• PROBLEM DESCRIPTION:
Extract all lines containing "this".

• RECORDED INFORMATION:
---*---

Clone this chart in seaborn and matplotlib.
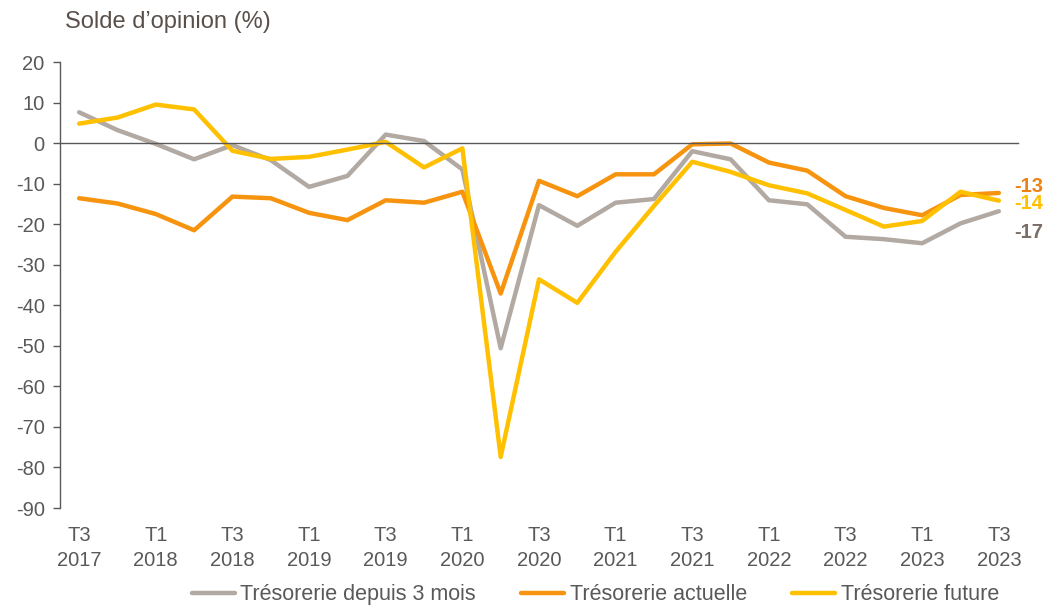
import numpy as np
import pandas as pd
import matplotlib
matplotlib.use("Agg")
import matplotlib.pyplot as plt
import seaborn as sns

# quarterly data, T3 2017 -> T3 2023
quarters = ["T3 2017", "T4 2017", "T1 2018", "T2 2018", "T3 2018", "T4 2018",
            "T1 2019", "T2 2019", "T3 2019", "T4 2019", "T1 2020", "T2 2020",
            "T3 2020", "T4 2020", "T1 2021", "T2 2021", "T3 2021", "T4 2021",
            "T1 2022", "T2 2022", "T3 2022", "T4 2022", "T1 2023", "T2 2023",
            "T3 2023"]

treso_3mois = [7.6, 3.2, -0.2, -4.0, -0.5, -4.2, -10.8, -8.1, 2.1, 0.5, -6.5, -50.6,
               -15.3, -20.4, -14.7, -13.8, -2.0, -4.0, -14.1, -15.1, -23.1, -23.7,
               -24.7, -19.8, -16.8]
treso_actuelle = [-13.6, -14.9, -17.5, -21.5, -13.2, -13.6, -17.2, -19.0, -14.1, -14.7,
                  -12.0, -37.1, -9.3, -13.1, -7.7, -7.7, -0.3, -0.1, -4.8, -6.8,
                  -13.1, -16.0, -17.8, -12.8, -12.3]
treso_future = [4.8, 6.3, 9.5, 8.3, -1.9, -3.9, -3.4, -1.6, 0.3, -6.0, -1.3, -77.4,
                -33.6, -39.4, -26.8, -15.5, -4.6, -7.1, -10.4, -12.4, -16.5, -20.6,
                -19.2, -12.0, -14.2]

series_names = ["Trésorerie depuis 3 mois", "Trésorerie actuelle", "Trésorerie future"]
series_colors = ["#B1A9A2", "#F7940F", "#FFC000"]
end_labels = ["-17", "-13", "-14"]
end_label_colors = ["#7A6E67", "#EE8215", "#FFC000"]
end_label_offsets = [-15, 5, -2]  # points, to keep labels apart

tick_labels = [q.replace(" ", "\n") if i % 2 == 0 else "" for i, q in enumerate(quarters)]

df = pd.DataFrame({
    "idx": np.arange(len(quarters)),
    series_names[0]: treso_3mois,
    series_names[1]: treso_actuelle,
    series_names[2]: treso_future,
})
long = df.melt(id_vars="idx", var_name="serie", value_name="solde")

sns.set_style("white")
plt.rcParams["font.family"] = ["Liberation Sans", "DejaVu Sans"]
plt.rcParams["axes.unicode_minus"] = False
text_color = "#595959"
fs = 14.5

fig = plt.figure(figsize=(10.5, 6.07), dpi=100)
ax = fig.add_axes([60 / 1050, 99 / 607, 958 / 1050, 446 / 607])

sns.lineplot(data=long, x="idx", y="solde", hue="serie", palette=series_colors,
             hue_order=series_names, linewidth=3.2, ax=ax, legend=False)

n = len(quarters)
ax.set_xlim(-0.5, n - 0.5)
ax.set_ylim(-90, 20)
ax.set_yticks(np.arange(-90, 21, 10))
ax.set_xlabel("")
ax.set_ylabel("")

for s in ["top", "right"]:
    ax.spines[s].set_visible(False)
ax.spines["left"].set_color(text_color)
ax.spines["left"].set_linewidth(1.0)
ax.spines["bottom"].set_position(("data", 0))
ax.spines["bottom"].set_color(text_color)
ax.spines["bottom"].set_linewidth(1.0)

# category boundaries as ticks on the zero line
ax.set_xticks(np.arange(-0.5, n, 1.0))
ax.tick_params(axis="x", direction="out", length=5, width=1, color=text_color,
               labelbottom=False)
ax.tick_params(axis="y", direction="out", length=5, width=1, color=text_color,
               labelsize=fs, labelcolor=text_color, left=True, pad=6)

# category labels at the bottom of the plot
sec = ax.secondary_xaxis("bottom")
sec.set_xticks(np.arange(n))
sec.set_xticklabels(tick_labels)
sec.spines["bottom"].set_visible(False)
sec.tick_params(axis="x", length=0, pad=13, labelsize=fs, labelcolor=text_color)
for lbl in sec.get_xticklabels():
    lbl.set_linespacing(1.4)

fig.text(65 / 1050, 1 - 22 / 607, "Solde d\u2019opinion (%)", fontsize=17,
         color="#5A504B", va="center", ha="left")

# end-of-series labels
last_vals = [treso_3mois[-1], treso_actuelle[-1], treso_future[-1]]
for val, lab, col, off in zip(last_vals, end_labels, end_label_colors, end_label_offsets):
    ax.annotate(lab, xy=(n - 1, val), xytext=(11, off), textcoords="offset points",
                fontsize=fs, fontweight="bold", color=col, va="center", ha="left",
                annotation_clip=False)

handles = [plt.Line2D([], [], color=c, linewidth=3.2) for c in series_colors]
fig.legend(handles, series_names, loc="center", bbox_to_anchor=(0.567, 0.02),
           ncol=3, frameon=False, fontsize=15.5, handlelength=2.0,
           handletextpad=0.25, columnspacing=2.1, labelcolor=text_color,
           borderpad=0.1)

fig.savefig("out.png", dpi=100)
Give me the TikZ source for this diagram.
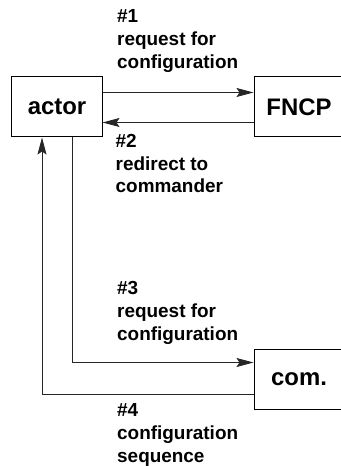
\documentclass[tikz,border=0pt]{standalone}
\usepackage{fontspec}
\setmainfont{Liberation Sans}
\usetikzlibrary{arrows.meta}
\begin{document}
\begin{tikzpicture}[x=1bp,y=-1bp,
  box/.style={draw, line width=1bp, minimum width=90bp, minimum height=60bp,
    inner sep=0pt, font=\fontsize{24}{28}\selectfont\bfseries},
  lbl/.style={anchor=base west, align=left, inner sep=0pt,
    font=\fontsize{19}{23}\selectfont\bfseries},
  conn/.style={line width=0.9bp, draw=black!85},
  tip/.style={-{Stealth[length=17bp,width=9bp,inset=3bp]}}]
\useasboundingbox (0,0) rectangle (340,466);

% the three parties
\node[box] (actor) at (57,107) {actor};
\node[box] (fncp) at (299,107) {FNCP};
\node[box] (com) at (299,379) {com.};

% #1 and #2: exchange with the FNCP
\draw[conn,tip] ([yshift=-16bp]actor.north east) -- ([yshift=-16bp]fncp.north west);
\draw[conn,tip] ([yshift=15bp]fncp.south west) -- ([yshift=15bp]actor.south east);

% #3 and #4: exchange with the commander
\draw[conn,tip] ([xshift=15bp]actor.south) |- ([yshift=-14bp]com.north west);
\draw[conn,tip] ([yshift=15bp]com.south west) -| ([xshift=-15bp]actor.south);

% step labels (anchored at the baseline of their last line)
\node[lbl] (l1) at (117,68.5) {\#1\\request for\\configuration};
\node[lbl] (l2) at (115.5,193) {\#2\\redirect to\\commander};
\node[lbl] (l3) at (117,340) {\#3\\request for\\configuration};
\node[lbl] (l4) at (117,462) {\#4\\configuration\\sequence};
\end{tikzpicture}
\end{document}
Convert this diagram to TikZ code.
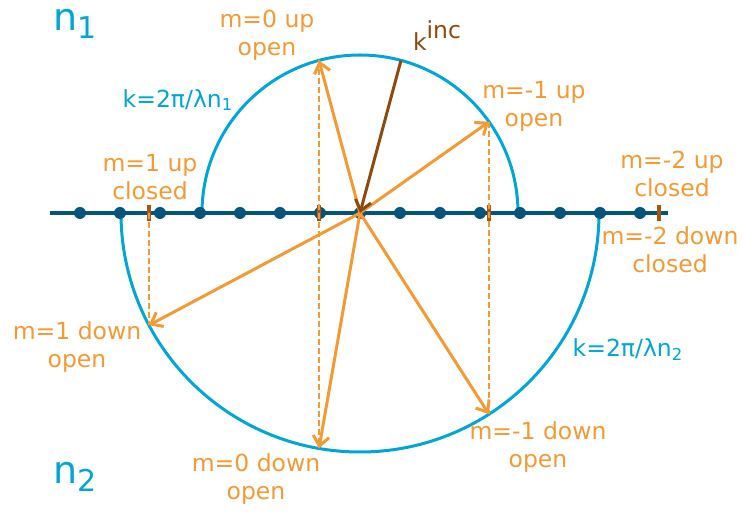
\documentclass[tikz,border=0pt]{standalone}
\usepackage{fontspec}
\setmainfont{DejaVu Sans}
\usepackage{tikz}
\usetikzlibrary{arrows.meta,positioning,calc}
\definecolor{OrdOrange}{HTML}{F39A34}
\definecolor{RimCyan}{HTML}{00A6D6}
\definecolor{AxisBlue}{HTML}{07547A}
\definecolor{IncBrown}{HTML}{8E4A0C}
\definecolor{TickBrown}{HTML}{A9550F}

\begin{document}
\begin{tikzpicture}[
    x=0.5pt,y=0.5pt,
    lbl/.style={align=center,inner sep=0pt,font=\fontsize{11.75}{14}\selectfont,text=OrdOrange},
    klbl/.style={inner sep=0pt,font=\fontsize{11.75}{14}\selectfont,text=RimCyan},
    medium/.style={inner sep=0pt,font=\fontsize{19}{22}\selectfont,text=RimCyan},
    ordarrow/.style={-{Straight Barb[length=5pt,width=8pt]},line width=1.5pt,color=OrdOrange},
    incarrow/.style={-{Straight Barb[length=5pt,width=8pt]},line width=1.5pt,color=IncBrown},
    proj/.style={OrdOrange,line width=0.85pt,dash pattern=on 3pt off 1.5pt},
    rim/.style={RimCyan,line width=1.5pt},
    gtick/.style={TickBrown,line width=1.75pt},
    dotnode/.style={circle,fill=AxisBlue,inner sep=0pt,minimum size=6pt}
  ]
    \useasboundingbox (-360,-300) rectangle (384,213);
    % half circles of the two media
    \draw[rim] (158,0) arc[start angle=0,end angle=180,radius=158];
    \draw[rim] (-239,0) arc[start angle=180,end angle=360,radius=239];
    % interface with the grating orders
    \draw[AxisBlue,line width=2pt] (-310,0) -- (308,0);
    \foreach \x in {-280,-240,...,280}
      \node[dotnode] (dot\x) at (\x,0) {};
    \foreach \x in {-211,-41,129,299}
      \draw[gtick] (\x,-8) -- (\x,8);
    % ends of the wave vectors
    \coordinate (kin) at (41,152.6);
    \coordinate (up0) at (-41,152.6);
    \coordinate (upm1) at (129,91.2);
    \coordinate (dnp1) at (-211,-112.2);
    \coordinate (dn0) at (-41,-235.5);
    \coordinate (dnm1) at (129,-201.2);
    \coordinate (cut1) at (-211,0);
    \draw[proj] (up0) -- (dn0);
    \draw[proj] (upm1) -- (dnm1);
    \draw[proj] (cut1) -- (dnp1);
    \draw[ordarrow] (dot0.center) -- (up0);
    \draw[ordarrow] (dot0.center) -- (upm1);
    \draw[ordarrow] (dot0.center) -- (dnp1);
    \draw[ordarrow] (dot0.center) -- (dn0);
    \draw[ordarrow] (dot0.center) -- (dnm1);
    \draw[incarrow] (kin) -- (dot0.center);
    % labels
    \node[medium] (none) at (-285,189) {n\raisebox{-4pt}{\fontsize{15}{18}\selectfont 1}};
    \node[medium] (ntwo) at (-285,-264) {n\raisebox{-4pt}{\fontsize{15}{18}\selectfont 2}};
    \node[klbl] (kone) at (-182,113) {k=2π/λn\textsubscript{1}};
    \node[klbl] (ktwo) at (268,-137) {k=2π/λn\textsubscript{2}};
    \node[lbl,text=IncBrown] (lkin) at (77,177) {k\raisebox{6pt}{inc}};
    \node[lbl] (lup0) at (-93,178) {m=0 up\\open};
    \node[lbl] (lupm1) at (174,107) {m=-1 up\\open};
    \node[lbl] (lupp1) at (-210,36) {m=1 up\\closed};
    \node[lbl] (lupm2) at (312,39) {m=-2 up\\closed};
    \node[lbl] (ldnm2) at (310,-37) {m=-2 down\\closed};
    \node[lbl] (ldnp1) at (-283,-134) {m=1 down\\open};
    \node[lbl] (ldnm1) at (178,-234) {m=-1 down\\open};
    \node[lbl] (ldn0) at (-104,-266) {m=0 down\\open};
  \end{tikzpicture}
\end{document}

---*---

• EXERCISE ANSWER:
Clone this chart in seaborn and matplotlib.
Give me the TikZ source for this diagram.
Convert this diagram to TikZ code.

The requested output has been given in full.